Osceola County Emergency Management Bill Litton is tasked with leading the team that responds to emergencies locally, like hurricanes.
The team prepped to deal with the blow from three hurricanes that hit Florida last year. Debby and Helene devastated the Florida Panhandle, but locally, historical Hurricane Milton, which crossed Osceola County as a Category 1 storm after devastating the west Florida coast with surge and wind.
“We were fortunate that we had a low impact from Milton other than (tracking a series of tornadoes),” Litton told the Osceola County Commission on June 2.
Much of Litton’s team’s work of putting in framework for preparing for and dealing with recovery of an event like a storm goes on in the background, working with state and local officials to put plans in place that then go out to the public. While much talk has been about limited FEMA local impact, with the Trump administration’s rollback of federal funding, there will be new modes of communication available for the 2025 storm season.
Litton told commissioners a new management tool called Crisis Track, will feature a dedicated link that the public can report and send photos of damages after a disaster.
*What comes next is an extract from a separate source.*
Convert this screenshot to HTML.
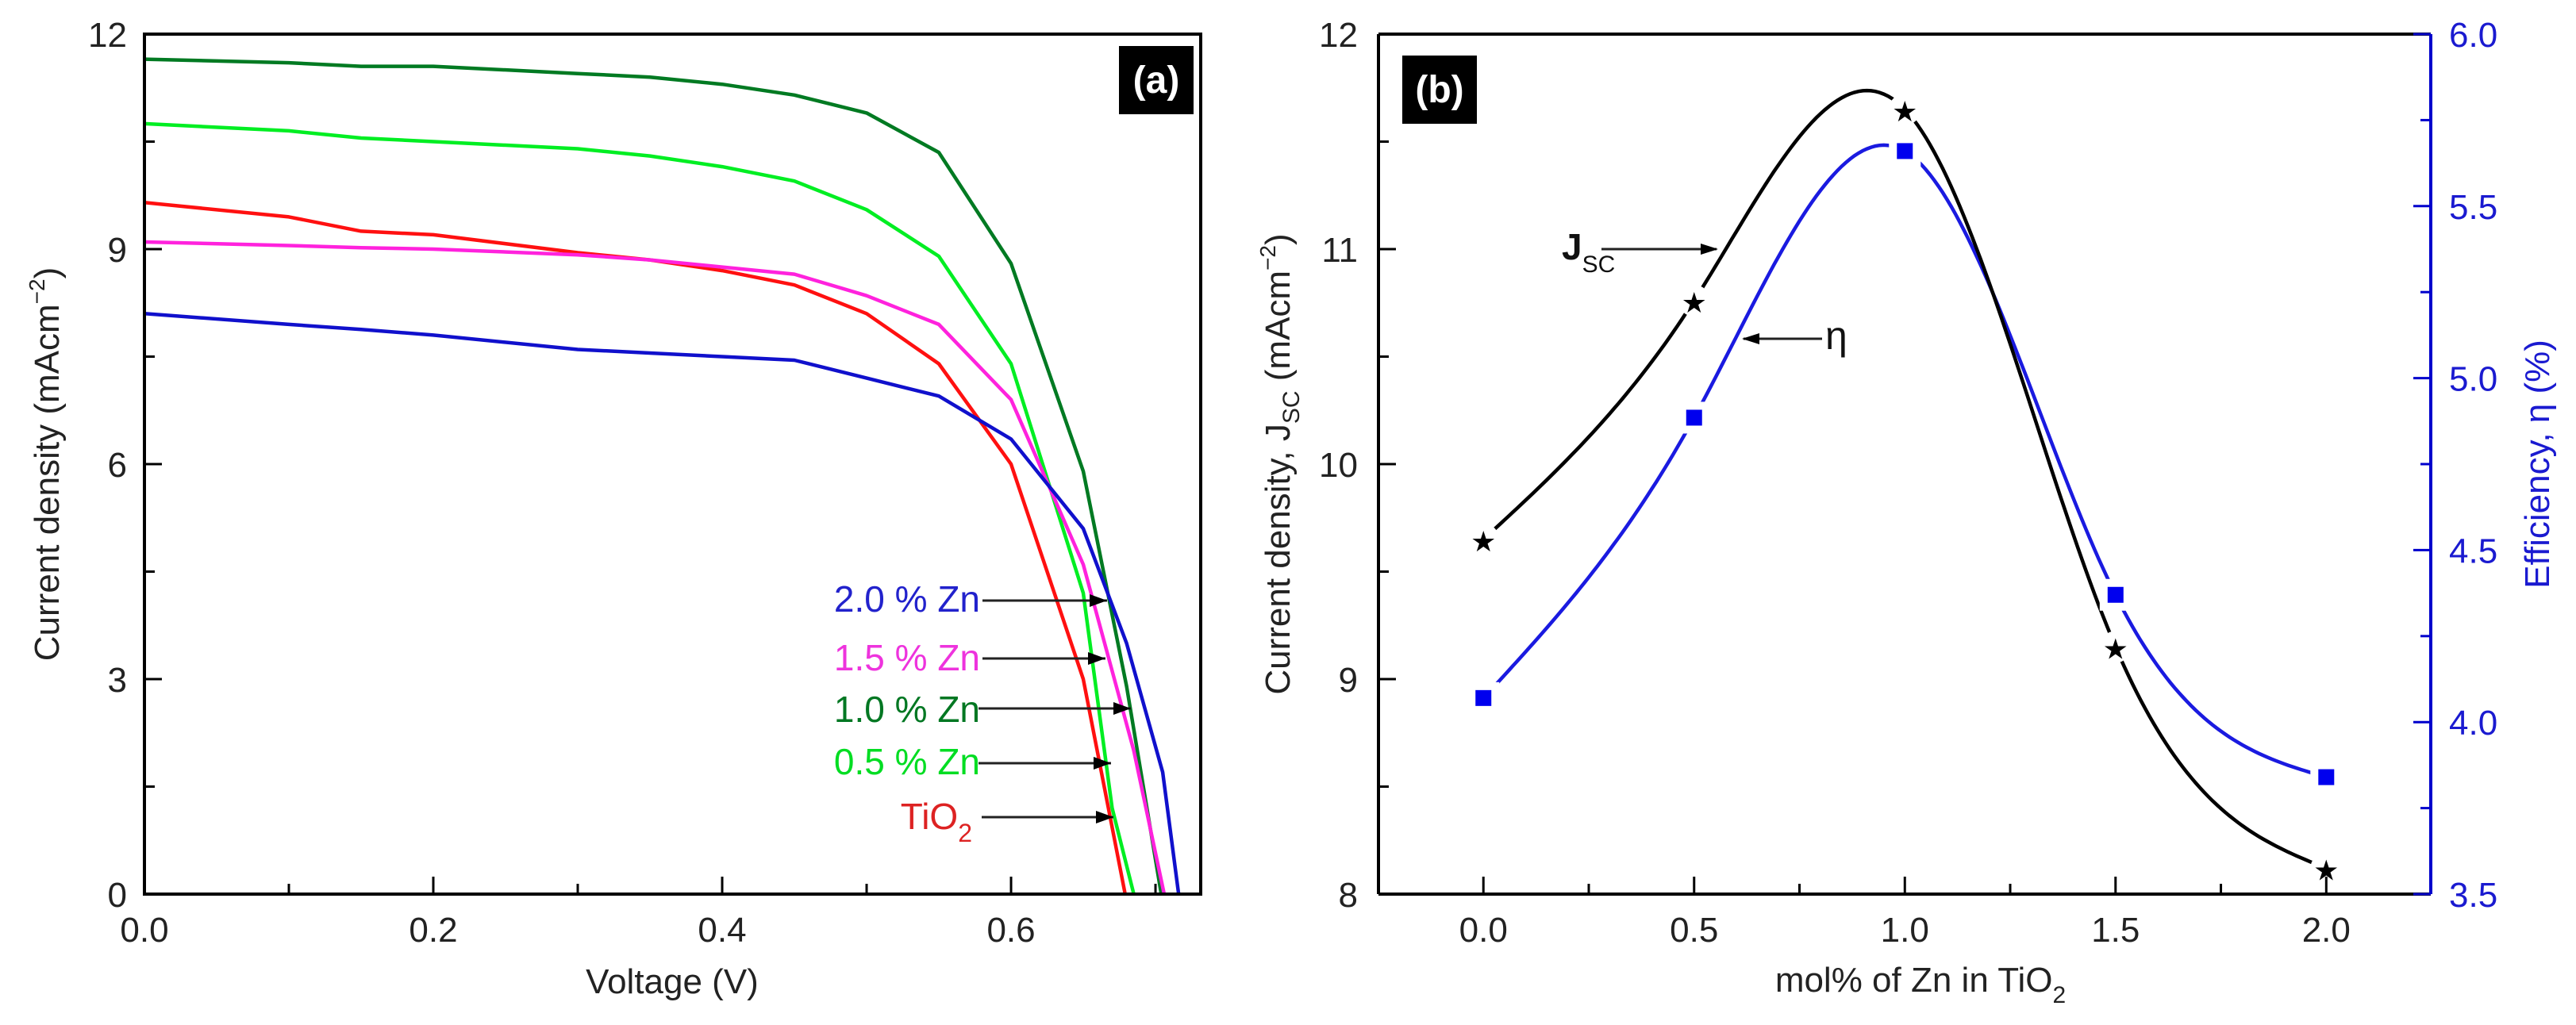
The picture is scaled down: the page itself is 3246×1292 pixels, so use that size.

“One of my speaking points is having that communication multiple ways,” he said, noting the Alert Osceola system (text ALERTOSCEOLA to 888777 to get county-based messages to your phone in the event of an incident) has been re-branded.
Another tool residents will have is the Beacon app, a joint effort of the state, the University of Florida and Florida Public Radio Network. It collates information released by the National Weather Service in Melbourne, and allows the state to add messaging to it.
“It allows another layer of defense,” Litton said, noting that if used fully it can turn a phone into a weather radio.
The National Hurricane Center will now be issuing more warnings (a sign impacts WILL come) than watches (a sign they MAY come) 72 hours, rather than 48 hours ahead of time. Litton said that will offer groups like the School District, which makes facilities available as shelters, better opportunity to prepare.
The Osceola emergency management team put its tools into training on May 22, when it held its annual hurricane exercise. The team responded operationally to “Hurricane Kenny,” a Category 3 storm entering Osceola from the due east after an Indian River landfall.
Litton said another “above average” season is expected, with Colorado State forecasters anticipating 17 storms, nine hurricanes and four Category 3+ major storms.
“Our residents do a good job when a storm comes,” he said. “We just stress being prepared now, it makes it easier than being part of the panic at the stores when a storm is bearing down. We advise not getting caught up in any storm numbers; it only takes one direct hit for it to be a bad storm season.”